I had another episode this evening and it reduced my mom to tears. I hate to see her cry which was why I held it in till I thought she left the house to get her hair done. I was underneath my blankie when she flipped open it and caught me.

The worst part was, I couldn't answer her when she asked me why. I really do not know why and it breaks my heart to have to break hers.

It's so hard to have to deal with this alone. I have got no choice because noone believes a word I say. Or rather, noone gives a shit enough.

To friends of mine reading this. I am sorry I can't be the person you know in real life. For that, go to www___________________ (URL deleted because my picture is on that site).

Like I've mentioned before, this is a highly personal journal and this is the only place where noone's gonna pick on the things I say.

I do not wish to have to be happy in here. Please understand and if need be, leave me alone.

There is another journal I keep at www.alcowhore.blogspot.com which is less sombre. Maybe that'd be better to visit.

'Expecting the world to treat you fairly because you are good is like expecting the bull not to charge because you are a vegetarian.' - Someone

Wednesday, October 11, 2006

And The Reality

I regretted it immediately the moment I woke up.
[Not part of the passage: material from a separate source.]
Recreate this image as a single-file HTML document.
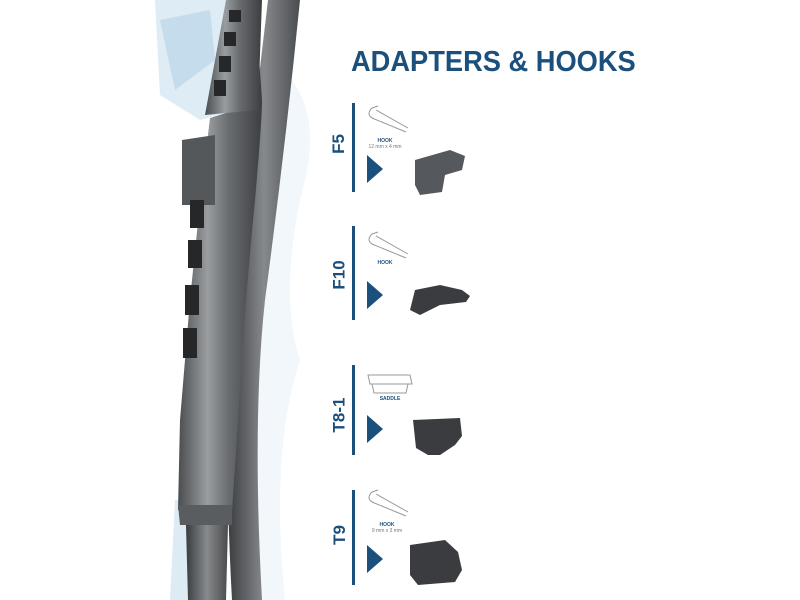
<!DOCTYPE html>
<html><head><style>
html,body{margin:0;padding:0;background:#fff;}
.wrap{position:relative;width:800px;height:600px;overflow:hidden;background:#fff;font-family:"Liberation Sans",sans-serif;}
.title{position:absolute;left:351px;top:46px;font-size:29px;font-weight:bold;color:#1b4f7c;letter-spacing:0px;white-space:nowrap;transform:scaleX(0.94);transform-origin:left top;}
.lbl{position:absolute;color:#1b4f7c;font-weight:bold;font-size:17px;transform:rotate(-90deg);transform-origin:center;white-space:nowrap;}
.small{position:absolute;font-size:5px;color:#1b4f7c;text-align:center;width:60px;line-height:6px;}
.small b{font-size:5px}
.small span{color:#777}
</style></head><body><div class="wrap">
<svg width="800" height="600" style="position:absolute;left:0;top:0">
<defs>
<linearGradient id="m" x1="0" x2="1"><stop offset="0" stop-color="#4a4d50"/><stop offset="0.35" stop-color="#9a9da0"/><stop offset="0.6" stop-color="#6a6d70"/><stop offset="1" stop-color="#3c3e40"/></linearGradient>
<linearGradient id="m2" x1="0" x2="1"><stop offset="0" stop-color="#3a3c3e"/><stop offset="0.5" stop-color="#878a8d"/><stop offset="1" stop-color="#4a4c4e"/></linearGradient>
</defs>
<!-- water -->
<path d="M155 0 L240 0 L235 110 L200 120 L160 95 Z" fill="#d6e7f2" opacity="0.8"/>
<path d="M160 20 L210 10 L215 60 L175 90 Z" fill="#a9cbe2" opacity="0.5"/>
<path d="M270 60 Q330 100 300 200 Q280 300 300 360 Q270 450 285 600 L250 600 L255 80 Z" fill="#eef5fa" opacity="0.8"/>
<path d="M175 500 L195 500 L195 600 L170 600 Z" fill="#cfe3f0" opacity="0.7"/>
<!-- second rail -->
<path d="M268 0 L300 0 Q285 150 265 300 Q252 420 262 600 L232 600 Q222 420 235 300 Q250 150 268 0 Z" fill="url(#m2)"/>
<!-- main frame -->
<path d="M226 0 L250 0 Q245 80 235 110 L210 118 Q200 200 190 300 L180 420 L178 510 L232 512 L238 420 Q245 300 255 200 Q262 120 262 100 L255 0 Z" fill="url(#m)"/>
<path d="M226 0 L262 0 L258 110 L205 115 Z" fill="url(#m)"/>
<path d="M182 140 L215 135 L215 205 L182 205 Z" fill="#55585b"/>
<path d="M178 505 L232 505 L232 525 L180 525 Z" fill="#5a5d60"/>
<path d="M186 525 L228 525 L226 600 L188 600 Z" fill="url(#m2)"/>
<g fill="#262728">
<rect x="229" y="10" width="12" height="12"/><rect x="224" y="32" width="12" height="14"/><rect x="219" y="56" width="12" height="16"/><rect x="214" y="80" width="12" height="16"/>
<rect x="190" y="200" width="14" height="28"/><rect x="188" y="240" width="14" height="28"/><rect x="185" y="285" width="14" height="30"/><rect x="183" y="328" width="14" height="30"/>
</g>
<g fill="#1b4f7c">
<rect x="352" y="103" width="3" height="89"/><rect x="352" y="226" width="3" height="94"/><rect x="352" y="365" width="3" height="90"/><rect x="352" y="490" width="3" height="95"/>
<polygon points="367,155 383,169 367,183"/><polygon points="367,281 383,295 367,309"/><polygon points="367,415 383,429 367,443"/><polygon points="367,545 383,559 367,573"/>
</g>
<g fill="none" stroke="#999" stroke-width="1">
<path d="M372 108 Q366 114 372 118 L406 132 M376 110 L408 128 M372 108 L378 106"/>
<path d="M372 234 Q366 240 372 244 L406 258 M376 236 L408 254 M372 234 L378 232"/>
<path d="M368 375 L410 375 L412 384 L370 384 Z M372 384 L374 393 L406 393 L408 384"/>
<path d="M372 492 Q366 498 372 502 L406 516 M376 494 L408 512 M372 492 L378 490"/>
</g>
<g fill="#3a3c3f">
<path d="M415 160 L450 150 L465 156 L462 170 L445 175 L442 192 L420 195 L415 185 Z" fill="#55585c"/>
<path d="M410 310 L415 290 L440 285 L462 290 L470 296 L466 302 L440 305 L420 315 Z"/>
<path d="M413 420 L460 418 L462 436 L455 445 L440 455 L428 455 L416 448 Z"/>
<path d="M410 545 L445 540 L458 552 L462 570 L455 582 L418 585 L410 575 Z"/>
</g>
</svg>
<div class="title">ADAPTERS &amp; HOOKS</div>
<div class="lbl" style="left:329px;top:134px;">F5</div>
<div class="lbl" style="left:325px;top:265px;">F10</div>
<div class="lbl" style="left:322px;top:405px;">T8-1</div>
<div class="lbl" style="left:330px;top:525px;">T9</div>
<div class="small" style="left:355px;top:138px;"><b>HOOK</b><br><span>12 mm x 4 mm</span></div>
<div class="small" style="left:355px;top:260px;"><b>HOOK</b></div>
<div class="small" style="left:360px;top:396px;"><b>SADDLE</b></div>
<div class="small" style="left:357px;top:522px;"><b>HOOK</b><br><span>9 mm x 3 mm</span></div>
</div></body></html>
My previous post was extremely insensitive, thoughtless and irresponsible.

And no, I do not feel that way as soon as the alcohol left my system.

He was just something different, the kinda attention I never got in a long long time. I do not have any feelings towards him nor do I want to be with him.

A trip to Italy is extremely exciting and I would love to go there on a holiday but it's another matter altogether if I were to settle down there permanently and become a citizen.

My heart still belongs to London, England. And I'd be back soon.

I hope you get what I mean.

And thanks for the roses.

Him

I've been jaded by someone I used to trust.

'You want to prevent the death of the relationship' I said 'But you never cared about its health'

Today, I received a dozen white roses from someone who, I believe, really loves me. But is it too little too late?

I seem to have developed some feelings for someone else.

It's too early to say but if I were to imagine myself somewhere with somebody, it's not the one who sent me the roses. Rather, it's that person who sent me home tonight.

When I was with him tonight, I was hoping the night never ended. It wasn't supposed to be this way. Why then did I feel that way?

Who do I want? I do not have the answer.

I just want someone who'd make me happy. For now. For whenever.

I do not care.

I just know I can't wait to see him tomorrow.

Update later. For now, I'm sloshed.

Sunday, October 08, 2006

The World, a Sooty Black.

I am so angry with so many people so many times I am starting to wonder if it is all even possible.

I feel so disconnected from everyone. They seem to be living life under a different manual. Everything is WRONG WRONG WRONG. I just don't get their logic or where they are coming from and they refuse to explain.

I am always the one told to let it slide while the rest of the monsters continue savaging me. This is ludicrous! They go on without an ounce of reason and I am the one who should be heading to hell. You tell me.

Shouldn't it be that the evil and wrong be flogged? Shouldn't it be that justice prevails? Since when did it switch around?

This is no longer making sense and the world gets scarier when all reasons and senses are lost. Suddenly, I don't know how to live anymore. I just don't.

I am starting to hate every single human being I see.